Harnessed well, that could be a hugely beneficial resource, but all the evidence suggests that non-tradeable and public sector activity has not only accounted for most of the growth in recent years, but that it has also been the least productive.

To that extent, at least, the 2025 taskforce plays to the government's clearly stated intention to tighten the screws on government spending, with an annual new spending cap for each of the next few years of just $1.1 billion. The taskforce's target of government spending falling to 29% of gross domestic product from around 37% at present, will not be reached any time soon, but the argument for fiscal restraint is becoming entrenched.
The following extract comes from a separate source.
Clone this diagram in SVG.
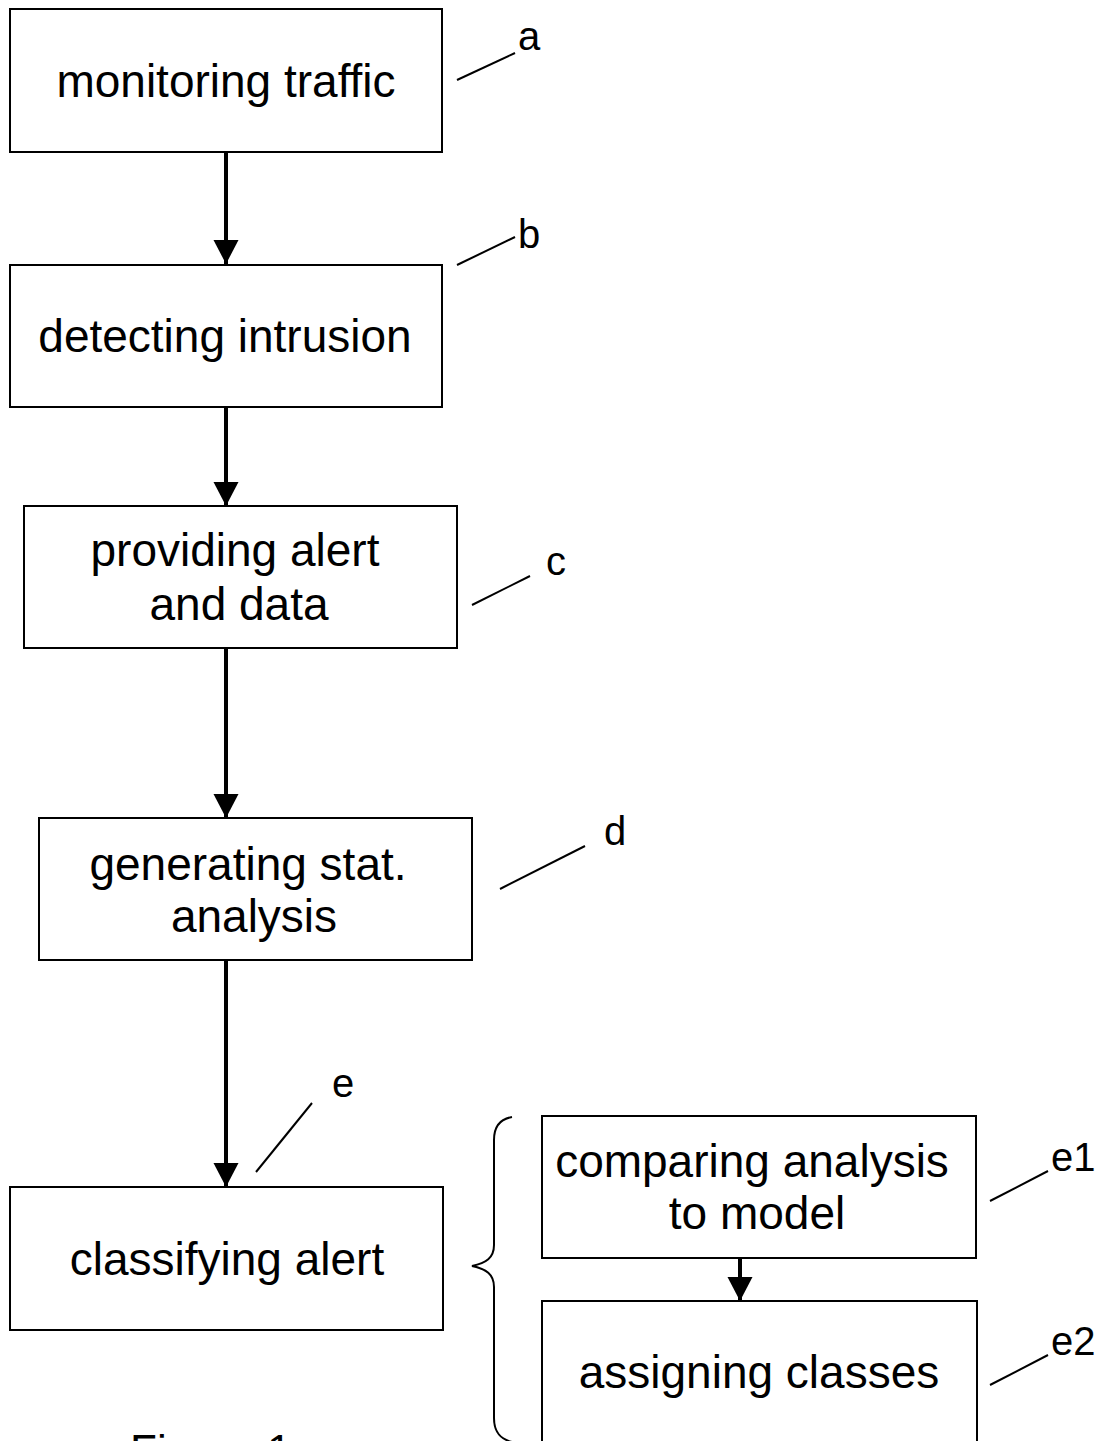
<svg xmlns="http://www.w3.org/2000/svg" width="1109" height="1441" viewBox="0 0 1109 1441">
<style>
.box{fill:#fff;stroke:#000;stroke-width:2}
.t{font-family:"Liberation Sans",Arial,sans-serif;font-size:46px;fill:#000;text-anchor:middle}
.lbl{font-family:"Liberation Sans",Arial,sans-serif;font-size:40px;fill:#000}
.lead{stroke:#000;stroke-width:2;fill:none}
.flow{stroke:#000;stroke-width:4;fill:none;marker-end:url(#ah)}
</style>
<defs>
<marker id="ah" markerUnits="userSpaceOnUse" markerWidth="26" markerHeight="26" refX="24" refY="12.5" orient="auto" viewBox="0 0 26 26">
<path d="M0,0 L24,12.5 L0,25 z" fill="#000"/>
</marker>
</defs>
<rect width="1109" height="1441" fill="#fff"/>
<g id="connectors">
<line class="flow" x1="226" y1="152" x2="226" y2="264"/>
<line class="flow" x1="226" y1="407" x2="226" y2="506"/>
<line class="flow" x1="226" y1="648" x2="226" y2="818"/>
<line class="flow" x1="226" y1="960" x2="226" y2="1187"/>
<line class="flow" x1="740" y1="1258" x2="740" y2="1301"/>
<path class="lead" d="M512,1117 C500,1119 494,1126 494,1140 L494,1245 C494,1258 486,1263 472,1266 C486,1269 494,1274 494,1287 L494,1418 C494,1432 500,1439 512,1442"/>
</g>
<g id="node-a">
<rect class="box" x="10" y="9" width="432" height="143"/>
<text class="t" x="226" y="97">monitoring traffic</text>
</g>
<g id="node-b">
<rect class="box" x="10" y="265" width="432" height="142"/>
<text class="t" x="225" y="352">detecting intrusion</text>
</g>
<g id="node-c">
<rect class="box" x="24" y="506" width="433" height="142"/>
<text class="t" x="235" y="566">providing alert</text>
<text class="t" x="239" y="620">and data</text>
</g>
<g id="node-d">
<rect class="box" x="39" y="818" width="433" height="142"/>
<text class="t" x="248" y="880">generating stat.</text>
<text class="t" x="254" y="932">analysis</text>
</g>
<g id="node-e">
<rect class="box" x="10" y="1187" width="433" height="143"/>
<text class="t" x="227" y="1275">classifying alert</text>
</g>
<g id="node-e1">
<rect class="box" x="542" y="1116" width="434" height="142"/>
<text class="t" x="752" y="1177">comparing analysis</text>
<text class="t" x="757" y="1229">to model</text>
</g>
<g id="node-e2">
<rect class="box" x="542" y="1301" width="435" height="160"/>
<text class="t" x="759" y="1388">assigning classes</text>
</g>
<g id="labels">
<line class="lead" x1="457" y1="80" x2="515" y2="53"/>
<text class="lbl" x="518" y="50">a</text>
<line class="lead" x1="457" y1="265" x2="515" y2="237"/>
<text class="lbl" x="518" y="248">b</text>
<line class="lead" x1="472" y1="605" x2="530" y2="576"/>
<text class="lbl" x="546" y="575">c</text>
<line class="lead" x1="500" y1="889" x2="585" y2="846"/>
<text class="lbl" x="604" y="845">d</text>
<line class="lead" x1="256" y1="1172" x2="312" y2="1103"/>
<text class="lbl" x="332" y="1097">e</text>
<line class="lead" x1="990" y1="1201" x2="1048" y2="1171"/>
<text class="lbl" x="1051" y="1171">e1</text>
<line class="lead" x1="990" y1="1385" x2="1048" y2="1355"/>
<text class="lbl" x="1051" y="1355">e2</text>
</g>
<text class="lbl" x="130" y="1466" style="font-size:44px">Figure 1</text>
</svg>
In the meantime, the word from both Prime Minister John Key and Finance Minister Bill English is that big bang packages are too politically risky, and that there is much to learn from the more gradual approach that seems to have served Australia better.

The trouble with that is the contradiction it creates with the supposed urgency of the task of "catching Australia" by 2025.

If there is a gradualist path to that goal, it has yet to emerge.

Instead, the unfortunate fact appears to be that, like Helen Clark's lofty aim of returning New Zealand to the top half of the OECD wealth tables, Key's choice of catching Australia as a national aspirational target has superficial appeal, but will prove an unachievable embarrassment as time ticks on without a plan to get there.

Perhaps Key would have been better to adopt another of Roger Douglas's less publicly aired aphorisms: "Fire! Whatever you hit, call it the target."